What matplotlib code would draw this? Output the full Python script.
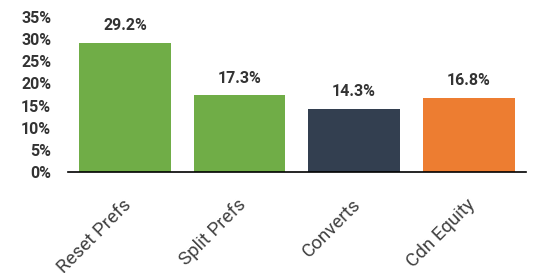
import matplotlib.pyplot as plt
from matplotlib.transforms import ScaledTranslation

categories = ["Reset Prefs", "Split Prefs", "Converts", "Cdn Equity"]
values = [29.2, 17.3, 14.3, 16.8]
colors = ["#70AD47", "#70AD47", "#333F50", "#ED7D31"]
yticks = [0, 5, 10, 15, 20, 25, 30, 35]

plt.rcParams["font.family"] = ["Roboto", "DejaVu Sans"]

fig = plt.figure(figsize=(5.34, 2.73), dpi=100)
ax = fig.add_axes([0.127, 0.37, 0.858, 0.568])

x = range(len(categories))
bars = ax.bar(x, values, width=0.8, color=colors)

for b, v in zip(bars, values):
    ax.annotate(f"{v:.1f}%", (b.get_x() + b.get_width() / 2, v),
                xytext=(0, 7), textcoords="offset points",
                ha="center", va="bottom", fontsize=11.5,
                fontweight="bold", color="#333333")

ax.set_xlim(-0.5, 3.5)
ax.set_ylim(0, 35)
ax.set_yticks(yticks)
ax.set_yticklabels([f"{t}%" for t in yticks], fontsize=11.5,
                   fontweight="bold", color="#333333")
ax.set_xticks(list(x))
ax.set_xticklabels(categories, rotation=45, ha="right",
                   rotation_mode="anchor", fontsize=13.5, color="#404040")
ax.tick_params(axis="both", length=0)
ax.tick_params(axis="y", pad=12)
ax.tick_params(axis="x", pad=17)

shift = ScaledTranslation(-3 / 100, 0, fig.dpi_scale_trans)
for lbl in ax.get_xticklabels():
    lbl.set_transform(lbl.get_transform() + shift)

for s in ["top", "right", "left"]:
    ax.spines[s].set_visible(False)
ax.spines["bottom"].set_linewidth(1.2)
ax.spines["bottom"].set_color("black")

fig.savefig("out.png", dpi=100)
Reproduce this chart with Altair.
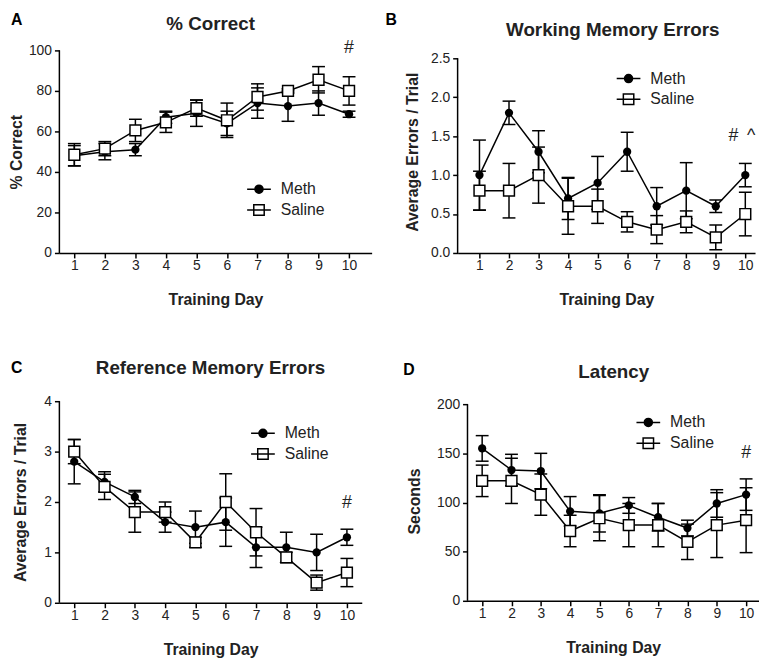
import altair as alt
import pandas as pd

days = list(range(1, 11))

# Panel A: % Correct
a_meth = [48, 50, 51, 67, 69, 64, 74, 72.5, 74, 68.5]
a_meth_err = [5, 4, 3, 3, 6.5, 6, 7.5, 7.5, 6, 1.5]
a_sal = [48.5, 51.5, 60.5, 64.5, 71.5, 65.5, 77, 80, 85.5, 80]
a_sal_err = [5.5, 3.5, 5.5, 5, 4, 8.5, 6.5, 1, 6.5, 7]

# Panel B: Working Memory Errors
b_meth = [1.0, 1.8, 1.3, 0.7, 0.9, 1.3, 0.6, 0.8, 0.6, 1.0]
b_meth_err = [0.45, 0.15, 0.27, 0.27, 0.34, 0.25, 0.24, 0.36, 0.08, 0.15]
b_sal = [0.8, 0.8, 1.0, 0.6, 0.6, 0.4, 0.3, 0.4, 0.2, 0.5]
b_sal_err = [0.25, 0.35, 0.36, 0.36, 0.22, 0.13, 0.18, 0.14, 0.16, 0.28]

# Panel C: Reference Memory Errors
c_meth = [2.8, 2.4, 2.1, 1.6, 1.5, 1.6, 1.1, 1.1, 1.0, 1.3]
c_meth_err = [0.44, 0.2, 0.13, 0.2, 0.32, 0.48, 0.4, 0.3, 0.36, 0.16]
c_sal = [3.0, 2.3, 1.8, 1.8, 1.2, 2.0, 1.4, 0.9, 0.4, 0.6]
c_sal_err = [0.24, 0.25, 0.4, 0.2, 0.1, 0.56, 0.47, 0.1, 0.15, 0.28]

# Panel D: Latency
d_meth = [155, 133, 132, 91, 89, 97, 85, 74, 99, 108]
d_meth_err = [13, 16, 18, 15, 19, 8, 14, 8, 14, 16]
d_sal = [122, 122, 108, 71, 84, 77, 77, 60, 77, 82]
d_sal_err = [16, 23, 21, 16, 23, 22, 22, 18, 33, 33]

# significance marks
a_notes = {"label": ["#"], "nx": [10], "ny": [101]}
b_notes = {"label": ["#", "^"], "nx": [9.6, 10.2], "ny": [1.5, 1.5]}
c_notes = {"label": ["#"], "nx": [10], "ny": [1.98]}
d_notes = {"label": ["#"], "nx": [10], "ny": [150]}

groups = ["Meth", "Saline"]

FONT = "Liberation Sans"
TXT = "#222222"

METH_SYM = "M-1,0L1,0M-0.34,0A0.34,0.34,0,1,1,0.34,0A0.34,0.34,0,1,1,-0.34,0Z"
SAL_SYM = "M-1,0L1,0M-0.44,-0.44L0.44,-0.44L0.44,0.44L-0.44,0.44Z"


def panel(letter, title, ytitle, meth, meth_err, sal, sal_err, notes,
          yrange, yticks, yfmt, xdomain, w, h, h_axis, leg_xy, letter_xy,
          title_xy, ytitle_pad):
    df = pd.DataFrame({
        "day": days * 2,
        "group": ["Meth"] * 10 + ["Saline"] * 10,
        "value": meth + sal,
        "err": meth_err + sal_err,
    })
    df["lo"] = df["value"] - df["err"]
    df["hi"] = df["value"] + df["err"]

    # the plot box may be taller than the drawn axis (h vs h_axis)
    ytop = yrange[1] * h / h_axis
    xscale = alt.Scale(domain=xdomain, nice=False, zero=False)
    yscale = alt.Scale(domain=[yrange[0], ytop], nice=False, zero=False)
    xaxis = alt.Axis(values=days, title="Training Day", format="d",
                     titlePadding=19, labelPadding=1)
    yaxis = alt.Axis(values=yticks, format=yfmt, title=ytitle, domain=False,
                     titlePadding=ytitle_pad, labelPadding=3)

    def X(f):
        return alt.X(f"{f}:Q", scale=xscale, axis=xaxis)

    def Y(f):
        return alt.Y(f"{f}:Q", scale=yscale, axis=yaxis)

    axdf = pd.DataFrame({"x0": [xdomain[0]], "y0": [yrange[0]], "y1": [yrange[1]]})
    yline = alt.Chart(axdf).mark_rule(color="black", strokeWidth=1.5).encode(
        x=X("x0"), y=Y("y0"), y2="y1")

    base = alt.Chart(df)
    bars = base.mark_rule(color="black", strokeWidth=1.5).encode(
        x=X("day"), y=Y("lo"), y2="hi")
    cap_lo = base.mark_tick(color="black", orient="horizontal", size=13,
                            thickness=1.5, opacity=1).encode(x=X("day"), y=Y("lo"))
    cap_hi = base.mark_tick(color="black", orient="horizontal", size=13,
                            thickness=1.5, opacity=1).encode(x=X("day"), y=Y("hi"))
    line = base.mark_line(color="black", strokeWidth=1.5).encode(
        x=X("day"), y=Y("value"), detail="group:N")
    pts_m = base.transform_filter("datum.group == 'Meth'").mark_point(
        shape="circle", filled=True, color="black", size=70, opacity=1).encode(
        x=X("day"), y=Y("value"))
    pts_s = base.transform_filter("datum.group == 'Saline'").mark_point(
        shape="square", fill="white", stroke="black", strokeWidth=1.5,
        size=120, opacity=1).encode(x=X("day"), y=Y("value"))

    leg = alt.Legend(orient="none", legendX=leg_xy[0], legendY=leg_xy[1],
                     title=None, labelFont=FONT, labelFontSize=16,
                     labelColor=TXT, symbolSize=576, symbolStrokeColor="black",
                     symbolStrokeWidth=1.5, rowPadding=0, labelOffset=9)
    legend_layer = base.transform_filter("false").mark_point(
        filled=False, strokeWidth=1.5, opacity=1).encode(
        shape=alt.Shape("group:N", scale=alt.Scale(domain=groups,
                        range=[METH_SYM, SAL_SYM]), legend=leg),
        fill=alt.Fill("group:N", scale=alt.Scale(domain=groups,
                      range=["black", "transparent"]), legend=leg),
        stroke=alt.Stroke("group:N", scale=alt.Scale(domain=groups,
                          range=["black", "black"]), legend=leg),
    )

    ndf = pd.DataFrame(notes)
    note_layer = alt.Chart(ndf).mark_text(
        font=FONT, fontSize=18, color=TXT, baseline="middle").encode(
        x=X("nx"), y=Y("ny"), text="label:N")

    tdf = pd.DataFrame({"t": [title]})
    title_layer = alt.Chart(tdf).mark_text(
        font=FONT, fontSize=19, fontWeight="bold", color=TXT,
        baseline="middle", align="center").encode(
        text="t:N", x=alt.value(title_xy[0]), y=alt.value(title_xy[1]))
    ldf = pd.DataFrame({"t": [letter]})
    letter_layer = alt.Chart(ldf).mark_text(
        font=FONT, fontSize=16, fontWeight="bold", color="black",
        baseline="middle", align="left").encode(
        text="t:N", x=alt.value(letter_xy[0]), y=alt.value(letter_xy[1]))

    return alt.layer(yline, bars, cap_lo, cap_hi, line, pts_m, pts_s,
                     legend_layer, note_layer, title_layer,
                     letter_layer).resolve_scale(
        shape="independent", fill="independent", stroke="independent"
    ).properties(width=w, height=h)


pa = panel("A", "% Correct", "% Correct", a_meth, a_meth_err, a_sal, a_sal_err,
           a_notes, [0, 100], [0, 20, 40, 60, 80, 100], "d", [0.51, 10.74],
           316, 205, 205, (189, 127.5), (-49, -31), (153, -27), 4)
pb = panel("B", "Working Memory Errors", "Average Errors / Trial", b_meth,
           b_meth_err, b_sal, b_sal_err, b_notes, [0, 2.5],
           [0, 0.5, 1.0, 1.5, 2.0, 2.5], ".1f", [0.26, 10.33],
           301, 205, 197, (160, 15.5), (-73, -31), (157, -21), 10)
pc = panel("C", "Reference Memory Errors", "Average Errors / Trial", c_meth,
           c_meth_err, c_sal, c_sal_err, c_notes, [0, 4], [0, 1, 2, 3, 4], "d",
           [0.51, 10.49], 306, 204, 204, (193, 19.5), (-49, -34), (153, -34), 16)
pd_ = panel("D", "Latency", "Seconds", d_meth, d_meth_err, d_sal, d_sal_err,
            d_notes, [0, 200], [0, 50, 100, 150, 200], "d", [0.5, 10.44],
            295, 202, 199, (170, 8.5), (-65, -32), (148, -29), 14)

IND = dict(shape="independent", fill="independent", stroke="independent")

row1 = alt.concat(pa, pb, columns=2, spacing=14).resolve_scale(
    **IND).resolve_legend(**IND)
row2 = alt.concat(pc, pd_, columns=2, spacing=42).resolve_scale(
    **IND).resolve_legend(**IND)

chart = alt.vconcat(row1, row2, spacing=52).resolve_scale(**IND).resolve_legend(
    **IND).properties(
    padding=0, background="white"
).configure_view(stroke=None).configure_axis(
    grid=False, domainColor="black", tickColor="black", domainWidth=1.5,
    tickWidth=1.5, tickSize=5, labelFont=FONT, labelFontSize=14,
    labelColor=TXT, titleFont=FONT, titleFontSize=16, titleFontWeight="bold",
    titleColor=TXT
)

chart.save("out.html", embed_options={"renderer": "svg", "actions": False})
════════════════════
▸ OBJECTIVE: Reproduce the material above exactly, first line through the line that contains "from matplotlib.transforms import", minus the pictures.

▸ SOLUTION FOR THIS EXERCISE:
What matplotlib code would draw this? Output the full Python script.
import matplotlib.pyplot as plt
from matplotlib.transforms import ScaledTranslation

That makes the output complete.